The context where Genet writes these words is an attempt to describe the effect that Giacometti’s works create in the viewer. And indeed, the work of Giacometti, the skeleton-like figures in archaic postures, with a surface that looks like it has been burned, may indeed lead us to think that the distance they are looking at is the land of the dead. But the general form of Genet’s argument underlines that it is not only Giacometti’s works that we can think as offerings to the dead, but all works of art in general.

The claim that works of art offered to the innumerable people of the dead sounds, of course, like a paradox, at least if we hold on to the idea that the dead belong to the past.Although the idea that the dead speak to us in written texts may sound a bit nechromantic, it still does not yet disturb the temporal logic. We can see the traces of the past, and like Petrarch, we often think that we can hear the work of past generations in their writings, but not vice versa: past generations cannot hear us. The conversations with the dead are one-sided, or as Pieters puts it: “The dead gain very little from the conversations that we have with them.” But here Genet turns the normal relations between the past and the present upside down. The work of art is not intended to the use of future generations, but to the use of past generations. The success of the work of art, the judgment of time, is not dependent on the reception of the audience in future, but on the audience in the past “who welcome it” or “who reject it.”

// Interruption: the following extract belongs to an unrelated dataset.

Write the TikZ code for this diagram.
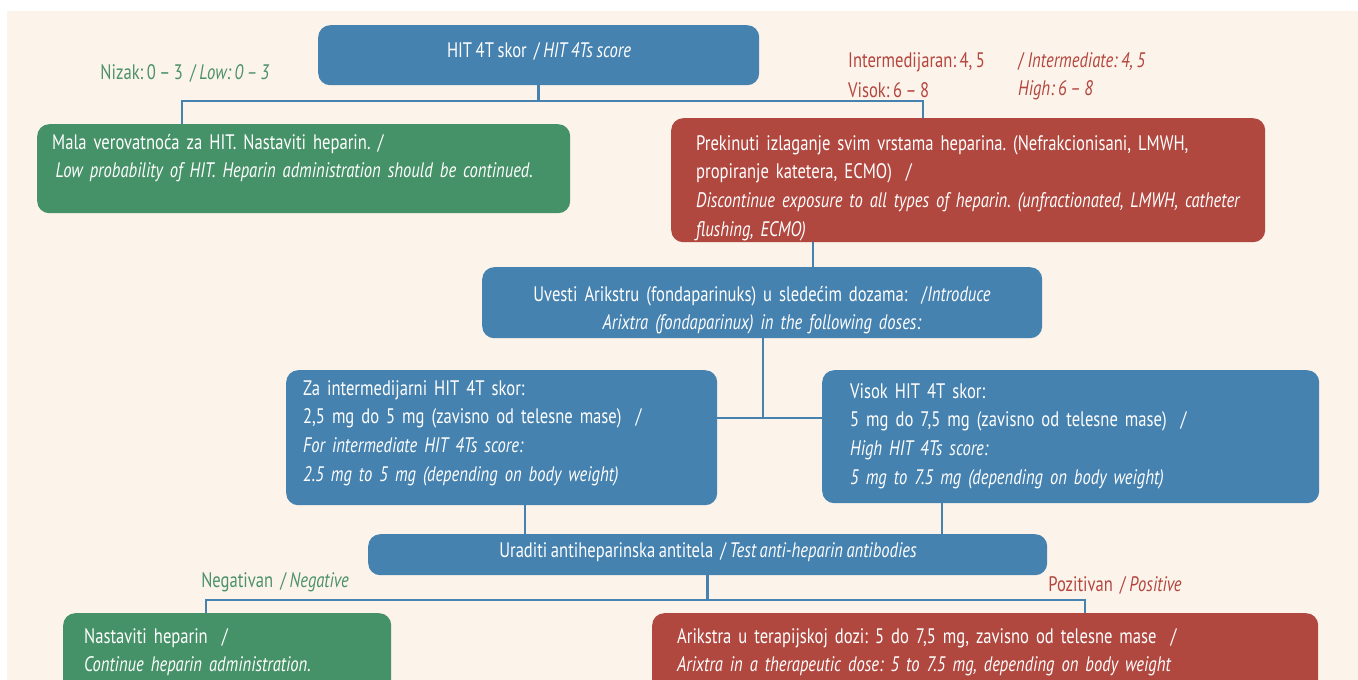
\documentclass[tikz,border=0pt]{standalone}
\usepackage{fontspec}
\setmainfont{PT Sans}[FakeStretch=0.79, WordSpace=0.8]
\frenchspacing
\definecolor{bgcream}{RGB}{252,243,234}
\definecolor{hitblue}{RGB}{70,130,175}
\definecolor{hitgreen}{RGB}{70,146,104}
\definecolor{hitred}{RGB}{176,72,64}
\definecolor{txtgreen}{RGB}{75,145,105}
\definecolor{txtred}{RGB}{180,70,62}
\tikzset{
  x=1pt, y=-1pt,
  box/.style={rectangle, rounded corners=12pt, draw=none, inner sep=0pt, anchor=north west},
  bluebox/.style={box, fill=hitblue},
  greenbox/.style={box, fill=hitgreen},
  redbox/.style={box, fill=hitred},
  boxtext/.style={text=white, inner sep=0pt, font=\fontsize{21}{28.7}\selectfont},
  ltext/.style={boxtext, anchor=base west, align=left, text width=#1},
  lbl/.style={inner sep=0pt, font=\fontsize{21}{28.5}\selectfont},
  conn/.style={draw=hitblue, line width=2.6pt}
}
\begin{document}
\begin{tikzpicture}
\useasboundingbox (0,0) rectangle (1358,680);
\clip (0,0) rectangle (1358,680);
\fill[white] (0,0) rectangle (1358,680);
\fill[bgcream] (7,11) rectangle (1358,680);

% top
\node[bluebox, minimum width=441pt, minimum height=60pt] (top) at (318,25) {};
\node[boxtext] (topT) at (539,51) {HIT 4T skor\ \ / \textit{HIT 4Ts score}};
\node[lbl, text=txtgreen] (lowL) at (185,73) {Nizak: 0 – 3\ \ / \textit{Low: 0 – 3}};
\node[lbl, text=txtred, anchor=west] (intL) at (848,62) {Intermedijaran: 4, 5};
\node[lbl, text=txtred, anchor=west] (intE) at (1018,62) {/ \textit{Intermediate: 4, 5}};
\node[lbl, text=txtred, anchor=west] (higL) at (848,90) {Visok: 6 – 8};
\node[lbl, text=txtred, anchor=west] (higE) at (1018,90) {\textit{High: 6 – 8}};

% level 1
\node[greenbox, minimum width=533pt, minimum height=89pt] (g1) at (37,124) {};
\node[ltext=510pt] (g1T) at (52,149) {Mala verovatnoća za HIT. Nastaviti heparin. /\\ \textit{\,Low probability of HIT. Heparin administration should be continued.}};
\node[redbox, minimum width=594pt, minimum height=124pt] (r1) at (671,118) {};
\node[ltext=570pt] (r1T) at (696,150) {Prekinuti izlaganje svim vrstama heparina. (Nefrakcionisani, LMWH,\\ propiranje katetera, ECMO)\ \ /\\ \textit{Discontinue exposure to all types of heparin. (unfractionated, LMWH, catheter}\\ \textit{flushing, ECMO)}};

% Arixtra
\node[bluebox, minimum width=560pt, minimum height=71pt] (ari) at (482,267) {};
\node[boxtext, anchor=base, align=center, text width=540pt] (ariT) at (762,301) {Uvesti Arikstru (fondaparinuks) u sledećim dozama:\ \ /\textit{Introduce}\\ \textit{Arixtra (fondaparinux) in the following doses:}};

% doses
\node[bluebox, minimum width=431pt, minimum height=135pt] (d1) at (286,370) {};
\node[ltext=410pt] (d1T) at (303,395) {Za intermedijarni HIT 4T skor:\\ 2,5 mg do 5 mg (zavisno od telesne mase)\ \ /\\ \textit{For intermediate HIT 4Ts score:}\\ \textit{2.5 mg to 5 mg (depending on body weight)}};
\node[bluebox, minimum width=497pt, minimum height=133pt] (d2) at (822,370) {};
\node[ltext=460pt] (d2T) at (850,398) {Visok HIT 4T skor:\\ 5 mg do 7,5 mg (zavisno od telesne mase)\ \ /\\ \textit{High HIT 4Ts score:}\\ \textit{5 mg to 7.5 mg (depending on body weight)}};

% test
\node[bluebox, minimum width=679pt, minimum height=41pt] (ur) at (368,534) {};
\node[boxtext] (urT) at (708,552) {Uraditi antiheparinska antitela\ \ / \textit{Test anti-heparin antibodies}};
\node[lbl, text=txtgreen] (negL) at (275,582) {Negativan\ \ / \textit{Negative}};
\node[lbl, text=txtred] (posL) at (1115,585) {Pozitivan\ \ / \textit{Positive}};

% bottom
\node[greenbox, minimum width=328pt, minimum height=90pt] (g2) at (63,613) {};
\node[ltext=300pt] (g2T) at (84,643) {Nastaviti heparin\ \ /\\ \textit{Continue heparin administration.}};
\node[redbox, minimum width=666pt, minimum height=90pt] (r2) at (652,613) {};
\node[ltext=640pt] (r2T) at (677,643) {Arikstra u terapijskoj dozi: 5 do 7,5 mg, zavisno od telesne mase\ \ /\\ \textit{Arixtra in a therapeutic dose: 5 to 7.5 mg, depending on body weight}};

% connectors
\coordinate (b1L) at (182,101);
\coordinate (b1R) at (923,101);
\draw[conn] (top.south) -- (top.south |- b1L);
\draw[conn] (g1.north -| b1L) -- (b1L) -- (b1R) -- (r1.north -| b1R);
\coordinate (c2) at (813,0);
\draw[conn] (r1.south -| c2) -- (ari.north -| c2);
\coordinate (b2) at (763,418);
\draw[conn] (ari.south -| b2) -- (b2);
\draw[conn] (d1.east |- b2) -- (d2.west |- b2);
\coordinate (c3) at (525,0);
\coordinate (c4) at (942,0);
\draw[conn] (d1.south -| c3) -- (ur.north -| c3);
\draw[conn] (d2.south -| c4) -- (ur.north -| c4);
\coordinate (b3L) at (206,600);
\coordinate (b3R) at (1085,600);
\draw[conn] (ur.south) -- (ur.south |- b3L);
\draw[conn] (g2.north -| b3L) -- (b3L) -- (b3R) -- (r2.north -| b3R);
\end{tikzpicture}
\end{document}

Or, are the dead still present, somehow? Do they continue their lives as ghosts? In his play Paravents, Genet reserves part of the stage to the people of the dead. When characters die on stage, they don’t disappear totally, they just move to another part of the stage. Perhaps Genet believed in ghosts.

However, in the passage that we just quoted, Genet immediately makes a reservation: “But these dead that I am speaking of have never been alive.”This is, of course, creates another paradox. What kinds of dead have never been alive? Should we think that these dead exist, after all, somewhere in future? Are they perhaps those who are still unborn? Does Genet mean that we are, in a way, dead not only after our death but also before our birth? But this interpretation would be at odds with Genet’s insistence that art is not intended for future generations.